Goal
Reproduce all the material exactly, minus any pictures it holds.

Extracted information
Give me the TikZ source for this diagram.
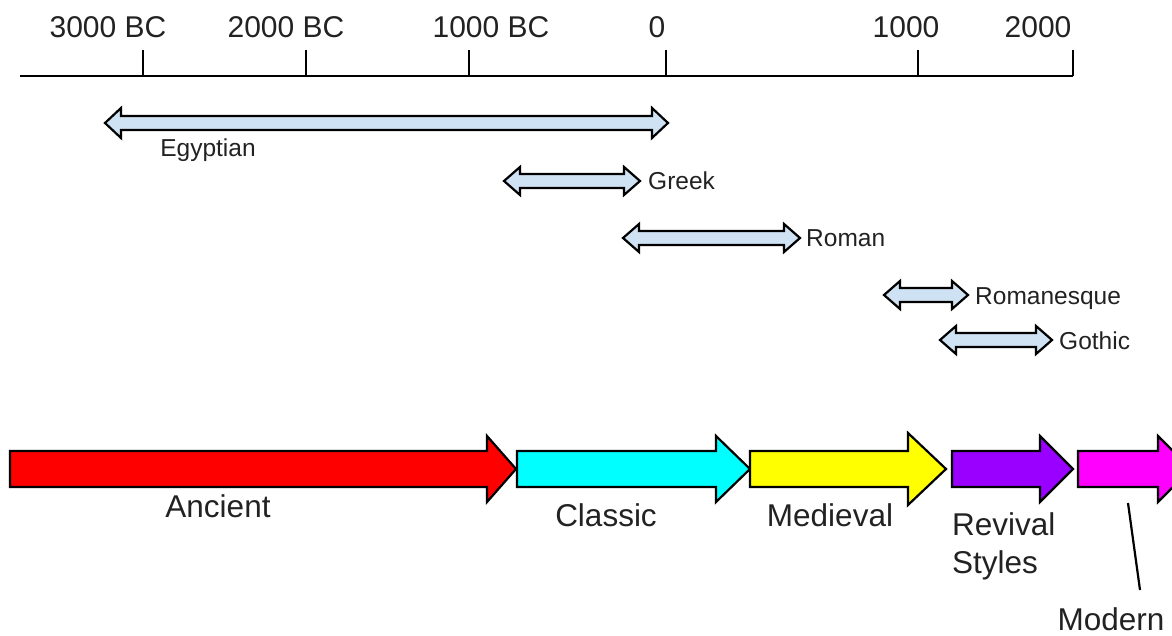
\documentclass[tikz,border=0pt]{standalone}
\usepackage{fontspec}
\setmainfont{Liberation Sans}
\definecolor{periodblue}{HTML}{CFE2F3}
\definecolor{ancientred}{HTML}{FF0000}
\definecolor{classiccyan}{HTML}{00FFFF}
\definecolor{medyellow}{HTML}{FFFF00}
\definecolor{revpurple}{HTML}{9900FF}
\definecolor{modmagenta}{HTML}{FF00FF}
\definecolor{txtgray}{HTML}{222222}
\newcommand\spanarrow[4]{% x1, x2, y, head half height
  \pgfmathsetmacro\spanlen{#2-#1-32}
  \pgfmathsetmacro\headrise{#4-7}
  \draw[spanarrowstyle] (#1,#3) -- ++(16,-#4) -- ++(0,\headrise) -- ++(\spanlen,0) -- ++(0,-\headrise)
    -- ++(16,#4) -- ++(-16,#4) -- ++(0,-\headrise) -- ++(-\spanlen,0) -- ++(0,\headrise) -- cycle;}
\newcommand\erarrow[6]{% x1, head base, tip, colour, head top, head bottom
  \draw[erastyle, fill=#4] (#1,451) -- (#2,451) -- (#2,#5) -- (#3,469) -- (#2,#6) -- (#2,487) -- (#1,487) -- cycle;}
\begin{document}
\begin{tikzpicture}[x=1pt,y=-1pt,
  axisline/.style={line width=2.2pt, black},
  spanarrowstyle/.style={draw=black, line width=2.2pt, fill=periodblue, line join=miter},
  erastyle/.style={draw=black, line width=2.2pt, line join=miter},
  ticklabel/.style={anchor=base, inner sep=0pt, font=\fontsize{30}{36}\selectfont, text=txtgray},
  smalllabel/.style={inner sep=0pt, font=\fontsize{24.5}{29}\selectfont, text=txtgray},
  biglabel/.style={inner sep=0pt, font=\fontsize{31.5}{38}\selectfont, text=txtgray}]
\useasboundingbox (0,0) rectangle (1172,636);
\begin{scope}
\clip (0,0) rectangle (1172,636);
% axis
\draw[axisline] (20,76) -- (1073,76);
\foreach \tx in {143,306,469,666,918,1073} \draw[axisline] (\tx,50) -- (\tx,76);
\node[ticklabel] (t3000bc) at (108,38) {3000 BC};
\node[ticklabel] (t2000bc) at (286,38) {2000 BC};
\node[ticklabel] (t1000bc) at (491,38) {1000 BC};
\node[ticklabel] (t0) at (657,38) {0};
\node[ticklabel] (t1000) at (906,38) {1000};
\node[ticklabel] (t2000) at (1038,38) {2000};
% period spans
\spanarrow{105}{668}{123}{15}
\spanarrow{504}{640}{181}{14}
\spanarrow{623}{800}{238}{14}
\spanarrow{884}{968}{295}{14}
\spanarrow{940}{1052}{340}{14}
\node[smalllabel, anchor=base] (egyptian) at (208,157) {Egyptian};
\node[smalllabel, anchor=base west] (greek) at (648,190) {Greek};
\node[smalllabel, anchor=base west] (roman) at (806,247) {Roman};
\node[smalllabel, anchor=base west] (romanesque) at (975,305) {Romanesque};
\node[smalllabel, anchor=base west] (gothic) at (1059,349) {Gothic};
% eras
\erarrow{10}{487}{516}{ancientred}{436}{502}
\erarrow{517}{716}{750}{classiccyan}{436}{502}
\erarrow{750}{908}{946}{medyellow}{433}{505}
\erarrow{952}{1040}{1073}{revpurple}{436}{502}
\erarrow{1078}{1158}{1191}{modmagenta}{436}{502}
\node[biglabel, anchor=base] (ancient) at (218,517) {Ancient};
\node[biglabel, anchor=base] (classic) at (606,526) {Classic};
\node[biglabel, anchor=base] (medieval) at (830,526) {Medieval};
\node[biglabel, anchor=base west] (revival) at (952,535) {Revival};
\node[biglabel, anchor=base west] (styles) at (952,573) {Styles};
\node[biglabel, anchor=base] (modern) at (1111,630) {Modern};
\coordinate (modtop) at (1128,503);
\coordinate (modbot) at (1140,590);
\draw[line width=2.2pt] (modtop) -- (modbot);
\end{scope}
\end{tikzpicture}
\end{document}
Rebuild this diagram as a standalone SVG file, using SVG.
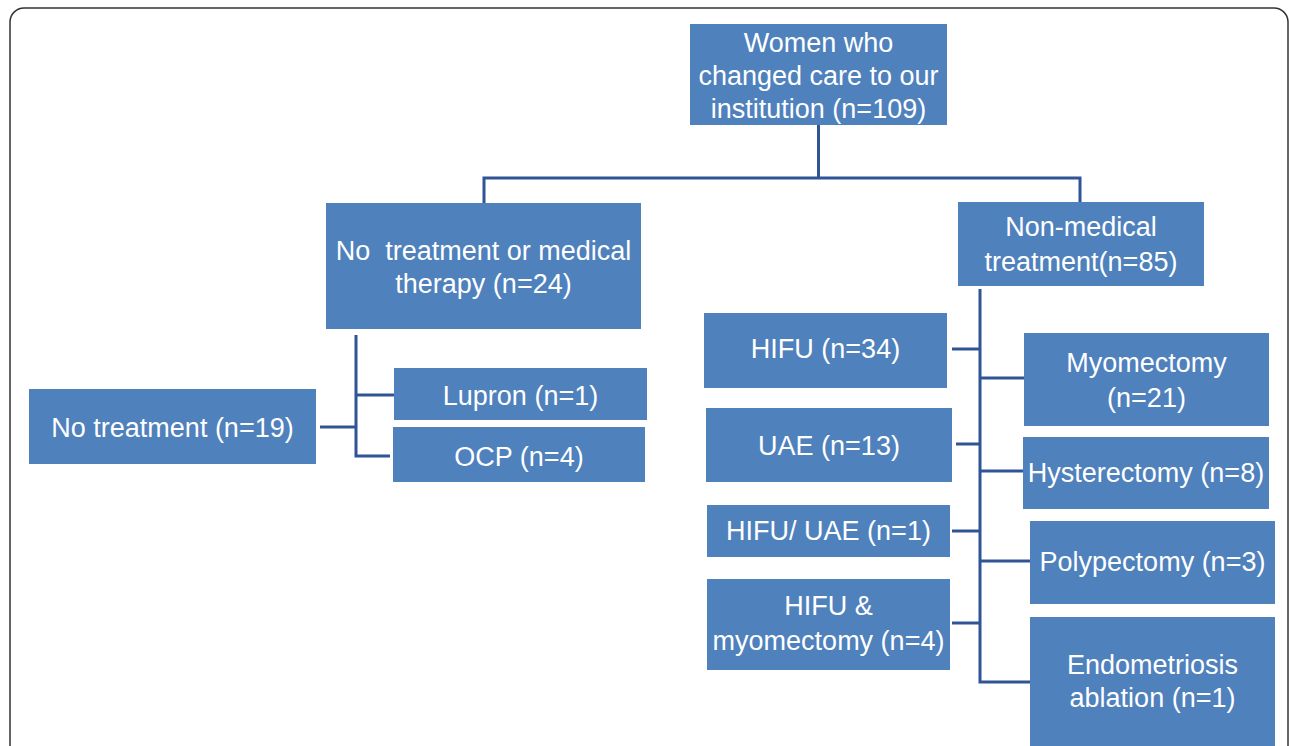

Worked answer
Give me the TikZ source for this diagram.
\documentclass[tikz,border=0pt]{standalone}
\usepackage{fontspec}
\setmainfont{Liberation Sans}
\definecolor{periodblue}{HTML}{CFE2F3}
\definecolor{ancientred}{HTML}{FF0000}
\definecolor{classiccyan}{HTML}{00FFFF}
\definecolor{medyellow}{HTML}{FFFF00}
\definecolor{revpurple}{HTML}{9900FF}
\definecolor{modmagenta}{HTML}{FF00FF}
\definecolor{txtgray}{HTML}{222222}
\newcommand\spanarrow[4]{% x1, x2, y, head half height
  \pgfmathsetmacro\spanlen{#2-#1-32}
  \pgfmathsetmacro\headrise{#4-7}
  \draw[spanarrowstyle] (#1,#3) -- ++(16,-#4) -- ++(0,\headrise) -- ++(\spanlen,0) -- ++(0,-\headrise)
    -- ++(16,#4) -- ++(-16,#4) -- ++(0,-\headrise) -- ++(-\spanlen,0) -- ++(0,\headrise) -- cycle;}
\newcommand\erarrow[6]{% x1, head base, tip, colour, head top, head bottom
  \draw[erastyle, fill=#4] (#1,451) -- (#2,451) -- (#2,#5) -- (#3,469) -- (#2,#6) -- (#2,487) -- (#1,487) -- cycle;}
\begin{document}
\begin{tikzpicture}[x=1pt,y=-1pt,
  axisline/.style={line width=2.2pt, black},
  spanarrowstyle/.style={draw=black, line width=2.2pt, fill=periodblue, line join=miter},
  erastyle/.style={draw=black, line width=2.2pt, line join=miter},
  ticklabel/.style={anchor=base, inner sep=0pt, font=\fontsize{30}{36}\selectfont, text=txtgray},
  smalllabel/.style={inner sep=0pt, font=\fontsize{24.5}{29}\selectfont, text=txtgray},
  biglabel/.style={inner sep=0pt, font=\fontsize{31.5}{38}\selectfont, text=txtgray}]
\useasboundingbox (0,0) rectangle (1172,636);
\begin{scope}
\clip (0,0) rectangle (1172,636);
% axis
\draw[axisline] (20,76) -- (1073,76);
\foreach \tx in {143,306,469,666,918,1073} \draw[axisline] (\tx,50) -- (\tx,76);
\node[ticklabel] (t3000bc) at (108,38) {3000 BC};
\node[ticklabel] (t2000bc) at (286,38) {2000 BC};
\node[ticklabel] (t1000bc) at (491,38) {1000 BC};
\node[ticklabel] (t0) at (657,38) {0};
\node[ticklabel] (t1000) at (906,38) {1000};
\node[ticklabel] (t2000) at (1038,38) {2000};
% period spans
\spanarrow{105}{668}{123}{15}
\spanarrow{504}{640}{181}{14}
\spanarrow{623}{800}{238}{14}
\spanarrow{884}{968}{295}{14}
\spanarrow{940}{1052}{340}{14}
\node[smalllabel, anchor=base] (egyptian) at (208,157) {Egyptian};
\node[smalllabel, anchor=base west] (greek) at (648,190) {Greek};
\node[smalllabel, anchor=base west] (roman) at (806,247) {Roman};
\node[smalllabel, anchor=base west] (romanesque) at (975,305) {Romanesque};
\node[smalllabel, anchor=base west] (gothic) at (1059,349) {Gothic};
% eras
\erarrow{10}{487}{516}{ancientred}{436}{502}
\erarrow{517}{716}{750}{classiccyan}{436}{502}
\erarrow{750}{908}{946}{medyellow}{433}{505}
\erarrow{952}{1040}{1073}{revpurple}{436}{502}
\erarrow{1078}{1158}{1191}{modmagenta}{436}{502}
\node[biglabel, anchor=base] (ancient) at (218,517) {Ancient};
\node[biglabel, anchor=base] (classic) at (606,526) {Classic};
\node[biglabel, anchor=base] (medieval) at (830,526) {Medieval};
\node[biglabel, anchor=base west] (revival) at (952,535) {Revival};
\node[biglabel, anchor=base west] (styles) at (952,573) {Styles};
\node[biglabel, anchor=base] (modern) at (1111,630) {Modern};
\coordinate (modtop) at (1128,503);
\coordinate (modbot) at (1140,590);
\draw[line width=2.2pt] (modtop) -- (modbot);
\end{scope}
\end{tikzpicture}
\end{document}
Rebuild this diagram as a standalone SVG file, using SVG.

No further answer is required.